● **YOUR GOAL**
Return the lines that follow, exactly as they appear, from the first through the one containing "rend = fig.canvas.get_renderer()"; no pictures are to be included.

____________

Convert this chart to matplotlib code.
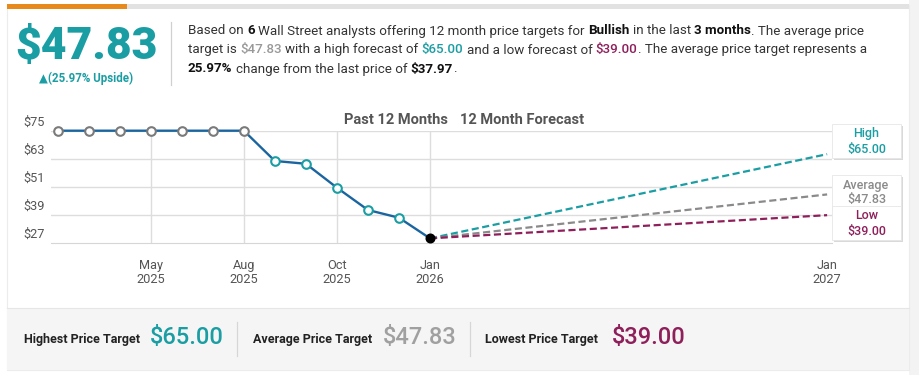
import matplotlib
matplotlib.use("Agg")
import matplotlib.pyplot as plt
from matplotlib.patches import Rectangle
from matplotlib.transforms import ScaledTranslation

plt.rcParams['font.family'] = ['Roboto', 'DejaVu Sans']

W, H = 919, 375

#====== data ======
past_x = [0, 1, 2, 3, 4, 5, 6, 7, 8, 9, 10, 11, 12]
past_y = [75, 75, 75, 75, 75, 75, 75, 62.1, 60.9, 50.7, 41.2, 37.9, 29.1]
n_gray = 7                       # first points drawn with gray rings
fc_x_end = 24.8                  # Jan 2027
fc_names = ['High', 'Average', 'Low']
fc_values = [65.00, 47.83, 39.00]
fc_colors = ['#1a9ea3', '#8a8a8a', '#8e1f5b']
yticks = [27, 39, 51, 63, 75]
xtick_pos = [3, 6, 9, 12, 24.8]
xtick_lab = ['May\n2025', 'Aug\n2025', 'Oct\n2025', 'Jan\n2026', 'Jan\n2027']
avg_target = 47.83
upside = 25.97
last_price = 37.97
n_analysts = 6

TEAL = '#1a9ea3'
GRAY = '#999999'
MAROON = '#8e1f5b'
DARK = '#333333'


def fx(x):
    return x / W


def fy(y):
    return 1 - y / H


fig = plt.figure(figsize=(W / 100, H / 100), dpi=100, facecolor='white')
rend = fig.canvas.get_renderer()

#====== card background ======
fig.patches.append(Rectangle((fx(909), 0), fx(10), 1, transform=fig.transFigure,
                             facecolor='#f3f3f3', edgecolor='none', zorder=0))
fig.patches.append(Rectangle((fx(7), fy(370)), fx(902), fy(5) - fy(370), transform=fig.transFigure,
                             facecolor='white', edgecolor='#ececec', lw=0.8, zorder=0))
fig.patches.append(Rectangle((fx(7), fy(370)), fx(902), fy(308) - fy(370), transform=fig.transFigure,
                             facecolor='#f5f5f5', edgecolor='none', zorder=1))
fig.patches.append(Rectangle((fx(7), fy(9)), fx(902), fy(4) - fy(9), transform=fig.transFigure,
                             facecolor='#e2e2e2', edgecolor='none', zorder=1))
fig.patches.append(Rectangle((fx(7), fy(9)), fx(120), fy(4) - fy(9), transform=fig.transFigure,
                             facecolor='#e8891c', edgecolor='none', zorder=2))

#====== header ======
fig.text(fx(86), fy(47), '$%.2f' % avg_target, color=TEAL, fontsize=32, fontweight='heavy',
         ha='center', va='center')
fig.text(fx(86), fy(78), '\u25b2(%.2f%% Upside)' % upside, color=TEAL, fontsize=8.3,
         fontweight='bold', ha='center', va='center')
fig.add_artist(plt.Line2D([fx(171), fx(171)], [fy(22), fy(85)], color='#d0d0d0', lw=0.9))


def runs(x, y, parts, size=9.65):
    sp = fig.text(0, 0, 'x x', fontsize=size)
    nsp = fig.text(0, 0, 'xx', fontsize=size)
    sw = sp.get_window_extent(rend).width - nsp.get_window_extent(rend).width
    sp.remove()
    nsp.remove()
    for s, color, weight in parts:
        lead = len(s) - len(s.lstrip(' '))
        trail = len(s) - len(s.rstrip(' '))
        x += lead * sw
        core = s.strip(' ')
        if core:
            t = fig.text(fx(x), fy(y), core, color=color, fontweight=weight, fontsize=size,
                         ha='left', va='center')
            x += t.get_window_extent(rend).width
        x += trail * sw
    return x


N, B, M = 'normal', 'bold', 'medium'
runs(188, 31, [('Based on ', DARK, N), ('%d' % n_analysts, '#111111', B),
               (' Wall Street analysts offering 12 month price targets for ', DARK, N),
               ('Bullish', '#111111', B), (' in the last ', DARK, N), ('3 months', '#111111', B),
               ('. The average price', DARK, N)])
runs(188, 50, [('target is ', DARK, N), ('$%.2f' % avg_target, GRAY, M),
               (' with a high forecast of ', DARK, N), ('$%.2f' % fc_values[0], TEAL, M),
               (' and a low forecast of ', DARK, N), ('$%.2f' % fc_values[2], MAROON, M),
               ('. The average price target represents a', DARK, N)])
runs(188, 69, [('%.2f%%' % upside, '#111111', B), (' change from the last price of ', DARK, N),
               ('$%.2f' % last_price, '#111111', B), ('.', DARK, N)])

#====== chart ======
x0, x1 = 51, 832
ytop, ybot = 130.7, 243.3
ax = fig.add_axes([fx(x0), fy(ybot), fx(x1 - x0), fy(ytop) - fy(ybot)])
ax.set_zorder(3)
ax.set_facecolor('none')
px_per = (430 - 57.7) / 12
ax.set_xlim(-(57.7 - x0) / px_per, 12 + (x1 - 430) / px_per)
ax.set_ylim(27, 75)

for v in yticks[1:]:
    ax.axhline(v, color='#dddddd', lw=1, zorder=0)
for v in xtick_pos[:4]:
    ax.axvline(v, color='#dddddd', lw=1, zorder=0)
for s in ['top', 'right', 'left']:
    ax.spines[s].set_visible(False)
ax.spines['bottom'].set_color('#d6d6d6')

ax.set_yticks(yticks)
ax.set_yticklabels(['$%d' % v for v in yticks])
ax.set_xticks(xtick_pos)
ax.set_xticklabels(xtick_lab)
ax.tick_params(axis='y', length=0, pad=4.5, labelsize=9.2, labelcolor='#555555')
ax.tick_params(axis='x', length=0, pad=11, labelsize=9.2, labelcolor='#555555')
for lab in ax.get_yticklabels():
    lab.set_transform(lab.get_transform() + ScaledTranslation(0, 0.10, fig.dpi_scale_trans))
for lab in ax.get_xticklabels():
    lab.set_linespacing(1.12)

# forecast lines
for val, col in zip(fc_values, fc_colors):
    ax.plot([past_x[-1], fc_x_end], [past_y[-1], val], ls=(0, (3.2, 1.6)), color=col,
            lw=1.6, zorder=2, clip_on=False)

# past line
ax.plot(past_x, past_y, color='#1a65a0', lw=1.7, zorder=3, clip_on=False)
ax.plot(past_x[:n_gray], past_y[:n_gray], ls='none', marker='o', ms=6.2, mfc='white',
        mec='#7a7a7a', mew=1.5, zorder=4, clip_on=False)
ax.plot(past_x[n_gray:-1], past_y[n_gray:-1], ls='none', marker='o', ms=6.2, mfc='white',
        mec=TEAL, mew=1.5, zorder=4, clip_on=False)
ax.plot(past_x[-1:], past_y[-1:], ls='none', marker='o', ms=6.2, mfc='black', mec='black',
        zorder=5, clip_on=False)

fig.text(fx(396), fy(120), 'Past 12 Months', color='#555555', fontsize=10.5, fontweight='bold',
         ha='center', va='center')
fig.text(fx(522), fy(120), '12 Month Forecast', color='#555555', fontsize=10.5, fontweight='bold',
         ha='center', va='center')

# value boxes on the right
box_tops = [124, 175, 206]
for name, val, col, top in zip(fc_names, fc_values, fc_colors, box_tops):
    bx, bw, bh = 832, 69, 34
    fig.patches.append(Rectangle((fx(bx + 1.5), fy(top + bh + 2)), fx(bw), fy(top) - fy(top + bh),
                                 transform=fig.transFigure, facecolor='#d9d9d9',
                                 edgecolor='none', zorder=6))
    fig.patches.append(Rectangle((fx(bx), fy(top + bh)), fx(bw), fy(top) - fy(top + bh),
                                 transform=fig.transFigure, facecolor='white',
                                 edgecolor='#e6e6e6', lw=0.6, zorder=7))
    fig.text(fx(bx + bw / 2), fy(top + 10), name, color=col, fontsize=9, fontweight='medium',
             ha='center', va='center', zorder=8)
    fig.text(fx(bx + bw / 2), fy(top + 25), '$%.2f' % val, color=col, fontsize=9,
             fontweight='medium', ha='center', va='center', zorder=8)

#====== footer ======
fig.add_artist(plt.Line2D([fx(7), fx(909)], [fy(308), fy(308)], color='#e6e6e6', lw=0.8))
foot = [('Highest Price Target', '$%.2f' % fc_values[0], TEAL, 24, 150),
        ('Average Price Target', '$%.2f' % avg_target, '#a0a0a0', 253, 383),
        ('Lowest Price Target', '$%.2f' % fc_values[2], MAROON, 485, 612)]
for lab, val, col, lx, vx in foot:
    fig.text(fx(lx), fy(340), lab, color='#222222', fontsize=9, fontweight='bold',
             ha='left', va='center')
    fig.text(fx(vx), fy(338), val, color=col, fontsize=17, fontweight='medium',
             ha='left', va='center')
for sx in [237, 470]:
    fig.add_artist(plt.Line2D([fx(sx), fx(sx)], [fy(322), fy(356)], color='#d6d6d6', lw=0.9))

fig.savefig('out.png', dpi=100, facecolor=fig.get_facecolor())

____________

● **ANSWER TO THE TASK**
Convert this chart to matplotlib code.
import matplotlib
matplotlib.use("Agg")
import matplotlib.pyplot as plt
from matplotlib.patches import Rectangle
from matplotlib.transforms import ScaledTranslation

plt.rcParams['font.family'] = ['Roboto', 'DejaVu Sans']

W, H = 919, 375

#====== data ======
past_x = [0, 1, 2, 3, 4, 5, 6, 7, 8, 9, 10, 11, 12]
past_y = [75, 75, 75, 75, 75, 75, 75, 62.1, 60.9, 50.7, 41.2, 37.9, 29.1]
n_gray = 7                       # first points drawn with gray rings
fc_x_end = 24.8                  # Jan 2027
fc_names = ['High', 'Average', 'Low']
fc_values = [65.00, 47.83, 39.00]
fc_colors = ['#1a9ea3', '#8a8a8a', '#8e1f5b']
yticks = [27, 39, 51, 63, 75]
xtick_pos = [3, 6, 9, 12, 24.8]
xtick_lab = ['May\n2025', 'Aug\n2025', 'Oct\n2025', 'Jan\n2026', 'Jan\n2027']
avg_target = 47.83
upside = 25.97
last_price = 37.97
n_analysts = 6

TEAL = '#1a9ea3'
GRAY = '#999999'
MAROON = '#8e1f5b'
DARK = '#333333'


def fx(x):
    return x / W


def fy(y):
    return 1 - y / H


fig = plt.figure(figsize=(W / 100, H / 100), dpi=100, facecolor='white')
rend = fig.canvas.get_renderer()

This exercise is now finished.